Verticordia centipeda is a species of flowering plant in the myrtle family, Myrtaceae and is endemic to the south-west of Western Australia. It is a shrub with a single stem at the base, small crowded leaves and greenish-pink flowers with a silvery fringe, in spike-like groups on the ends of the branches. It is common in areas around Geraldton.

==Description==
Verticordia centipeda is a shrub which grows to a height of 0.2–1.0 m and a spread of 20-50 cm and which has a single, highly branched stem at its base. Its leaves are egg-shaped to elliptic, 1.5–2.5 mm long, about 1 mm wide, dished and with many short hairs along their edges.

The flowers are lightly scented and arranged in spike-like groups, each flower on a stalk 2.0–2.5 mm long. The floral cup is top-shaped, 1.5–2.0 mm long, glabrous with 5 ribs and tiny green appendages. The sepals are greenish-pink, 3.0–3.5 mm long, with 5 or 6 main lobes with silvery fringes. The petals are pink, 3.5 mm, with a fringe about 1.0 mm long. The style is bent, 4 mm long and has hairs 0.4 mm long. Flowering time is from October to December.

==Taxonomy and naming==
Verticordia centipeda was first formally described by Alex George in 1991 and the description was published in Nuytsia from specimens collected near Eneabba by Alex and Elizabeth George. The specific epithet (centipeda) refers to the centipede-like appearance of the leaves resulting from their hairy edges.

George placed this species in subgenus Eperephes, section Verticordella along with V. pennigera, V. halophila, V. blepharophylla, V. lindleyi, V. carinata, V. drummondii, V. wonganensis,V. paludosa, V. luteola, V. bifimbriata, V. tumida, V. mitodes, V. attenuata, V. auriculata, V. pholidophylla, V. spicata and V. hughanii.

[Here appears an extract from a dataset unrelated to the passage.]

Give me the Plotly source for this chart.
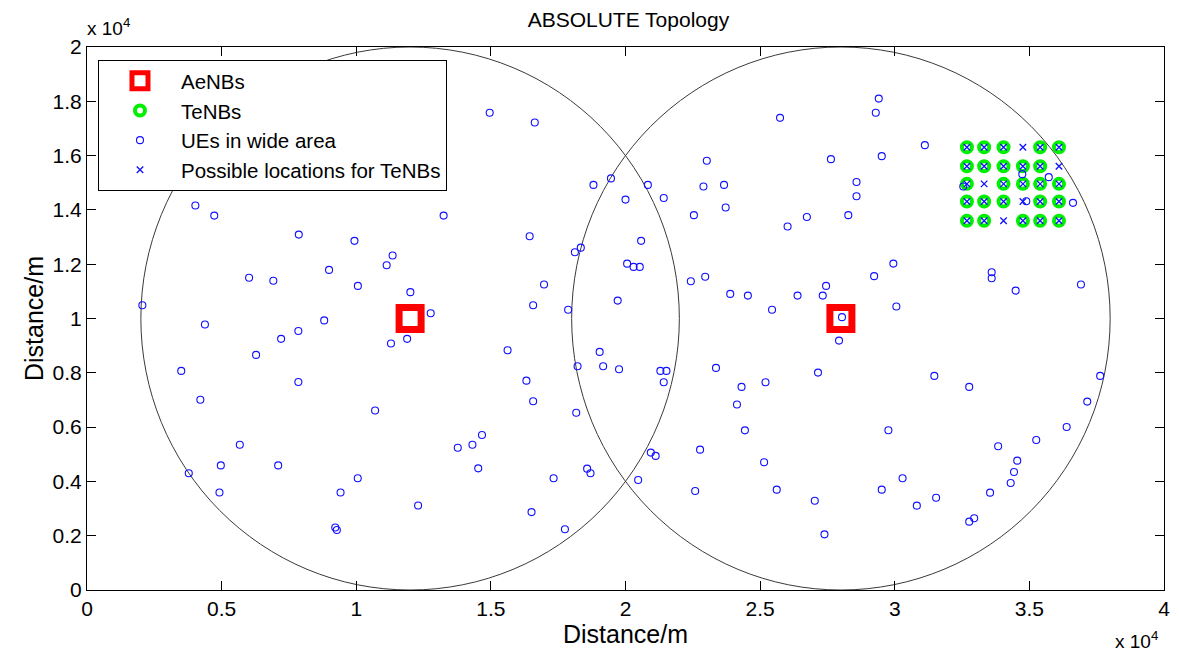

==Distribution and habitat==
This verticordia grows in sand, often over gravel, clay or loam, often with other verticordias in heath and shrubland in areas between Northampton, Yuna, Eneabba and Coorow in the Avon Wheatbelt and Geraldton Sandplains biogeographic regions.

==Conservation==
Verticordia centipeda is classified as "not threatened" by the Government of Western Australia Department of Parks and Wildlife.

==Use in horticulture==
This species is insignificant when not in flower but attractive and sweetly perfumed when flowering. It has been propagated from cuttings but has been difficult to establish, sometimes being susceptible to chlorosis.